My solution for long term gasoline storage works for me, but it might not work for you and your unique circumstances. So please don’t take what I have to say as gospel or the last word on the subject. The important takeaway here is to get the majority of your fuel out of, and away from, buildings and equipment. Those five gallon containers of fuel you have stuffed away in the corner of your garage are not as harmless as they appear. Just because nothing has happened in the past doesn’t mean it won’t happen in the future. If you don’t believe me, just talk to a fireman and see what he or she has to say on the subject.
Updated on Saturday, November 15th, 2014
I ended this piece by explaining the only thing I had not dealt with was venting the storage box to dissipate any gasoline vapors that might accumulate.

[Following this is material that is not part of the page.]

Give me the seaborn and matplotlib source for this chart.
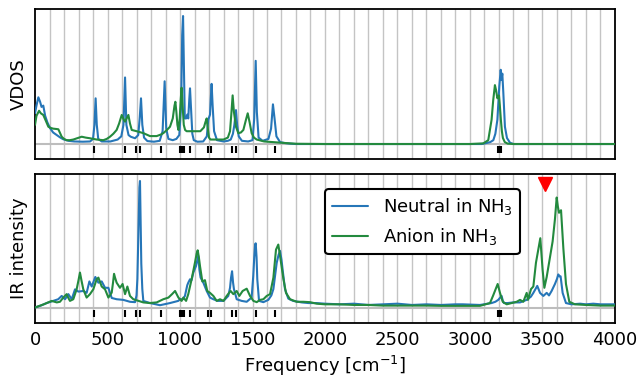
import numpy as np
import pandas as pd
import matplotlib
matplotlib.use("Agg")
import matplotlib.pyplot as plt
import seaborn as sns

# ---------------- data ----------------
vdos_neutral_f = [0, 10, 23, 35, 45, 57, 70, 85, 103, 125, 150, 175, 195, 230, 270, 330, 380, 400, 410, 418, 426, 436,
                  460, 520, 570, 595, 610, 621, 630, 645, 660, 690, 712, 722, 731, 740, 752, 775, 820, 860, 880, 894,
                  905, 920, 950, 975, 995, 1008, 1015, 1021, 1027, 1033, 1042, 1050, 1057, 1064, 1069, 1075, 1085,
                  1095, 1120, 1160, 1185, 1195, 1207, 1212, 1218, 1225, 1235, 1255, 1300, 1330, 1350, 1365, 1375,
                  1386, 1394, 1405, 1427, 1470, 1500, 1512, 1522, 1530, 1542, 1570, 1610, 1628, 1641, 1652, 1665,
                  1690, 1720, 1760, 1800, 2000, 2500, 3000, 3080, 3103, 3140, 3161, 3175, 3189, 3202, 3212, 3217,
                  3223, 3230, 3241, 3255, 3276, 3300, 3500, 4000]
vdos_neutral_v = [0.24, 0.30, 0.365, 0.33, 0.29, 0.30, 0.22, 0.17, 0.125, 0.09, 0.07, 0.05, 0.037, 0.025, 0.02, 0.018,
                  0.02, 0.04, 0.15, 0.357, 0.15, 0.04, 0.02, 0.02, 0.035, 0.06, 0.15, 0.52, 0.15, 0.07, 0.057, 0.045,
                  0.07, 0.2, 0.357, 0.15, 0.05, 0.023, 0.018, 0.025, 0.1, 0.49, 0.12, 0.04, 0.03, 0.04, 0.07, 0.3,
                  0.85, 1.0, 0.6, 0.2, 0.2, 0.23, 0.2, 0.35, 0.435, 0.3, 0.08, 0.03, 0.018, 0.02, 0.06, 0.19, 0.23,
                  0.35, 0.47, 0.3, 0.1, 0.03, 0.02, 0.025, 0.035, 0.08, 0.15, 0.265, 0.15, 0.06, 0.025, 0.02, 0.03,
                  0.2, 0.65, 0.25, 0.05, 0.025, 0.04, 0.12, 0.31, 0.2, 0.06, 0.015, 0.008, 0.003, 0.0, 0.0, 0.0, 0.0,
                  0.0, 0.005, 0.015, 0.03, 0.08, 0.19, 0.45, 0.58, 0.5, 0.55, 0.4, 0.135, 0.047, 0.01, 0.0, 0.0, 0.0]

vdos_anion_f = [0, 10, 28, 40, 57, 75, 92, 110, 126, 150, 161, 175, 184, 200, 218, 240, 264, 290, 322, 350, 379, 425,
                471, 495, 517, 540, 563, 580, 598, 612, 621, 632, 644, 655, 667, 701, 747, 793, 839, 870, 885, 910,
                931, 950, 962, 968, 975, 982, 989, 998, 1005, 1011, 1018, 1026, 1035, 1046, 1070, 1100, 1140, 1165,
                1175, 1184, 1192, 1200, 1210, 1250, 1300, 1330, 1345, 1355, 1363, 1372, 1386, 1402, 1420, 1437,
                1455, 1467, 1480, 1494, 1510, 1529, 1580, 1640, 1700, 1760, 1800, 2000, 2500, 3000, 3092, 3126,
                3149, 3160, 3172, 3180, 3189, 3195, 3200, 3206, 3213, 3220, 3227, 3240, 3260, 3300, 3500, 4000]
vdos_anion_v = [0.15, 0.22, 0.26, 0.24, 0.227, 0.18, 0.135, 0.125, 0.12, 0.117, 0.115, 0.08, 0.057, 0.04, 0.03, 0.03,
                0.035, 0.045, 0.057, 0.05, 0.045, 0.035, 0.03, 0.04, 0.057, 0.08, 0.11, 0.16, 0.227, 0.19, 0.175,
                0.2, 0.227, 0.16, 0.11, 0.1, 0.085, 0.062, 0.062, 0.075, 0.085, 0.11, 0.135, 0.2, 0.3, 0.33, 0.25,
                0.15, 0.11, 0.2, 0.35, 0.44, 0.3, 0.15, 0.11, 0.1, 0.1, 0.1, 0.1, 0.13, 0.17, 0.2, 0.12, 0.05,
                0.035, 0.035, 0.035, 0.05, 0.1, 0.25, 0.38, 0.25, 0.135, 0.085, 0.09, 0.11, 0.19, 0.24, 0.17,
                0.085, 0.05, 0.035, 0.02, 0.015, 0.01, 0.005, 0.002, 0.0, 0.0, 0.0, 0.005, 0.03, 0.19, 0.34, 0.46,
                0.42, 0.357, 0.37, 0.38, 0.3, 0.19, 0.1, 0.047, 0.015, 0.003, 0.0, 0.0, 0.0]

ir_neutral_f = [0, 40, 81, 126, 160, 184, 207, 230, 253, 276, 299, 333, 356, 375, 391, 416, 437, 460, 483, 506, 529,
                563, 609, 655, 690, 700, 706, 713, 720, 724, 728, 733, 740, 747, 793, 862, 931, 988, 1000, 1020,
                1034, 1050, 1057, 1069, 1080, 1092, 1110, 1126, 1134, 1142, 1161, 1184, 1207, 1230, 1260, 1300,
                1333, 1345, 1352, 1359, 1366, 1372, 1391, 1425, 1460, 1494, 1505, 1512, 1518, 1522, 1528, 1533,
                1545, 1575, 1609, 1630, 1644, 1655, 1667, 1680, 1690, 1700, 1708, 1724, 1747, 1780, 1840, 1885,
                1940, 2000, 2100, 2200, 2300, 2400, 2500, 2600, 2700, 2800, 2900, 2950, 3069, 3149, 3175, 3195,
                3210, 3218, 3226, 3234, 3260, 3299, 3345, 3391, 3420, 3437, 3464, 3483, 3506, 3529, 3545, 3563,
                3586, 3600, 3609, 3618, 3625, 3639, 3662, 3700, 3760, 3800, 3850, 3900, 4000]
ir_neutral_v = [0.005, 0.02, 0.04, 0.057, 0.07, 0.096, 0.07, 0.11, 0.07, 0.148, 0.13, 0.135, 0.12, 0.21, 0.17, 0.245,
                0.2, 0.21, 0.16, 0.16, 0.08, 0.07, 0.065, 0.05, 0.047, 0.1, 0.23, 0.6, 0.95, 1.0, 0.7, 0.35, 0.15,
                0.057, 0.04, 0.023, 0.04, 0.057, 0.07, 0.07, 0.096, 0.18, 0.2, 0.227, 0.22, 0.28, 0.33, 0.41, 0.3,
                0.24, 0.2, 0.135, 0.083, 0.07, 0.057, 0.057, 0.096, 0.16, 0.24, 0.29, 0.2, 0.15, 0.07, 0.057, 0.05,
                0.083, 0.25, 0.4, 0.5, 0.51, 0.4, 0.227, 0.057, 0.047, 0.065, 0.1, 0.15, 0.25, 0.357, 0.42, 0.45,
                0.38, 0.3, 0.15, 0.075, 0.057, 0.045, 0.04, 0.04, 0.035, 0.03, 0.035, 0.025, 0.03, 0.035, 0.025,
                0.03, 0.025, 0.03, 0.03, 0.025, 0.04, 0.05, 0.065, 0.085, 0.096, 0.06, 0.04, 0.04, 0.045, 0.045,
                0.065, 0.09, 0.12, 0.175, 0.12, 0.096, 0.12, 0.1, 0.135, 0.19, 0.23, 0.265, 0.25, 0.25, 0.12, 0.04,
                0.03, 0.035, 0.03, 0.035, 0.03, 0.03]

ir_anion_f = [0, 60, 115, 150, 172, 195, 218, 230, 241, 264, 287, 300, 310, 320, 333, 356, 379, 402, 425, 437, 450,
              460, 483, 506, 529, 538, 545, 552, 563, 586, 604, 621, 637, 655, 678, 713, 747, 790, 839, 885, 920,
              945, 966, 989, 1011, 1023, 1042, 1057, 1080, 1103, 1115, 1122, 1130, 1138, 1154, 1172, 1188, 1207,
              1230, 1253, 1276, 1300, 1322, 1349, 1368, 1391, 1409, 1432, 1460, 1483, 1506, 1529, 1552, 1575,
              1598, 1621, 1644, 1662, 1678, 1694, 1713, 1731, 1759, 1805, 1851, 1897, 1943, 2000, 2100, 2200,
              2300, 2400, 2500, 2600, 2700, 2800, 2931, 3069, 3138, 3160, 3172, 3191, 3207, 3226, 3253, 3287,
              3322, 3345, 3368, 3391, 3400, 3421, 3437, 3455, 3471, 3485, 3493, 3501, 3513, 3529, 3552, 3570,
              3586, 3598, 3606, 3614, 3628, 3644, 3662, 3685, 3724, 3800, 3900, 4000]
ir_anion_v = [0.005, 0.03, 0.057, 0.045, 0.05, 0.083, 0.11, 0.08, 0.057, 0.07, 0.148, 0.22, 0.28, 0.22, 0.148, 0.083,
              0.11, 0.148, 0.227, 0.24, 0.2, 0.17, 0.148, 0.083, 0.122, 0.2, 0.27, 0.24, 0.2, 0.16, 0.19, 0.11,
              0.17, 0.096, 0.07, 0.057, 0.045, 0.04, 0.045, 0.07, 0.083, 0.11, 0.135, 0.083, 0.057, 0.083, 0.057,
              0.11, 0.227, 0.357, 0.43, 0.455, 0.4, 0.33, 0.21, 0.22, 0.135, 0.12, 0.096, 0.057, 0.07, 0.057,
              0.096, 0.135, 0.11, 0.135, 0.096, 0.135, 0.153, 0.096, 0.057, 0.047, 0.065, 0.07, 0.096, 0.11, 0.24,
              0.46, 0.5, 0.38, 0.23, 0.12, 0.07, 0.05, 0.05, 0.047, 0.035, 0.03, 0.03, 0.025, 0.025, 0.02, 0.02,
              0.02, 0.02, 0.018, 0.018, 0.018, 0.04, 0.1, 0.135, 0.19, 0.12, 0.05, 0.03, 0.04, 0.05, 0.065, 0.05,
              0.12, 0.065, 0.15, 0.17, 0.357, 0.46, 0.55, 0.42, 0.3, 0.16, 0.245, 0.4, 0.525, 0.7, 0.87, 0.8,
              0.75, 0.77, 0.47, 0.19, 0.05, 0.03, 0.025, 0.02, 0.02]

harmonic_freqs = [407, 621, 697, 724, 869, 1000, 1012, 1028, 1071, 1195, 1214, 1361, 1386, 1524, 1655,
                  3195, 3204, 3213]
marker_freq = [3517]
marker_val = [0.98]

series_names = ["Neutral in NH$_3$", "Anion in NH$_3$"]
colors = ["#2676b8", "#238a3e"]

# ---------------- build tables ----------------
vdos_df = pd.concat([
    pd.DataFrame({"freq": vdos_neutral_f, "val": vdos_neutral_v, "series": series_names[0]}),
    pd.DataFrame({"freq": vdos_anion_f, "val": vdos_anion_v, "series": series_names[1]}),
], ignore_index=True)
ir_df = pd.concat([
    pd.DataFrame({"freq": ir_neutral_f, "val": ir_neutral_v, "series": series_names[0]}),
    pd.DataFrame({"freq": ir_anion_f, "val": ir_anion_v, "series": series_names[1]}),
], ignore_index=True)

sns.set_style("white")
plt.rcParams["font.family"] = ["DejaVu Sans"]
plt.rcParams["font.size"] = 13
plt.rcParams["text.color"] = "black"
plt.rcParams["axes.labelcolor"] = "black"
plt.rcParams["xtick.color"] = "black"
plt.rcParams["ytick.color"] = "black"

fig = plt.figure(figsize=(6.39, 3.81), dpi=100)
ax1 = fig.add_axes([0.0548, 0.5827, 0.9076, 0.3937])
ax2 = fig.add_axes([0.0548, 0.1522, 0.9076, 0.3911])

palette = dict(zip(series_names, colors))

for ax, df, lab in [(ax1, vdos_df, "VDOS"), (ax2, ir_df, "IR intensity")]:
    for f in range(100, 4000, 100):
        ax.axvline(f, color="#c4c4c4", lw=1.0, zorder=0)
    ax.axhline(0, color="#bdbdbd", lw=1.5, zorder=1)
    ax.vlines(harmonic_freqs, -0.072, -0.012, color="black", lw=1.5, zorder=2)
    sns.lineplot(data=df, x="freq", y="val", hue="series", palette=palette,
                 estimator=None, sort=False, lw=1.5, ax=ax, legend=(ax is ax2), zorder=3)
    ax.set_xlim(0, 4000)
    ax.set_ylim(-0.117, 1.055)
    ax.set_yticks([])
    ax.set_ylabel(lab, fontsize=13, labelpad=5)
    for s in ax.spines.values():
        s.set_color("black")
        s.set_linewidth(1.3)

ax1.set_xlabel("")
ax1.set_xticklabels([])
ax1.tick_params(axis="x", length=0)
ax2.set_xticks(range(0, 4001, 500))
ax2.tick_params(axis="x", length=0, labelsize=13, pad=6)
ax2.set_xlabel("Frequency [cm$^{-1}$]", fontsize=13, labelpad=3)

ax2.plot(marker_freq, marker_val, marker="v", color="red", ms=10, ls="none", zorder=4)

leg = ax2.legend(loc="upper left", bbox_to_anchor=(0.5, 0.9), borderaxespad=0,
                 fontsize=13, frameon=True, fancybox=True, framealpha=1,
                 handlelength=2.0, title=None)
leg.get_frame().set_edgecolor("black")
leg.get_frame().set_linewidth(1.5)
for h in leg.get_lines():
    h.set_linewidth(1.5)

fig.savefig("out.png", dpi=100)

With the expectation that my daily monitoring of the box would convince me of the need to install proper vents, I was thus not surprised to find this was indeed the case.
Combined with several warnings from concerned readers both in the comment section below and via private email, there was never a doubt in my mind the vents would be installed.
My primary concern when installing the vents was to not compromise the structural integrity of the sides of the box. While they are double walled, each wall is only fused together at a few points. Therefor I did not wish to disturb those junctions.
On the outside of each end of the box are stylized recesses in the plastic that act as handles to help when carrying the box with another person. It is here that the double walls come together and the side is the thinnest so it was here I decided to cut openings on both sides, then cover it on the outside with a manufactured vent designed to keep water out while air circulating. The two images below show the final product.
Thank you for your comments, emails and concerns. Rest assured I had no intention of blowing myself up and I recognize the very real possibility of doing so if I had not vented the storage box. The vents were installed over a week ago and no gas fumes have been detected inside the box since them.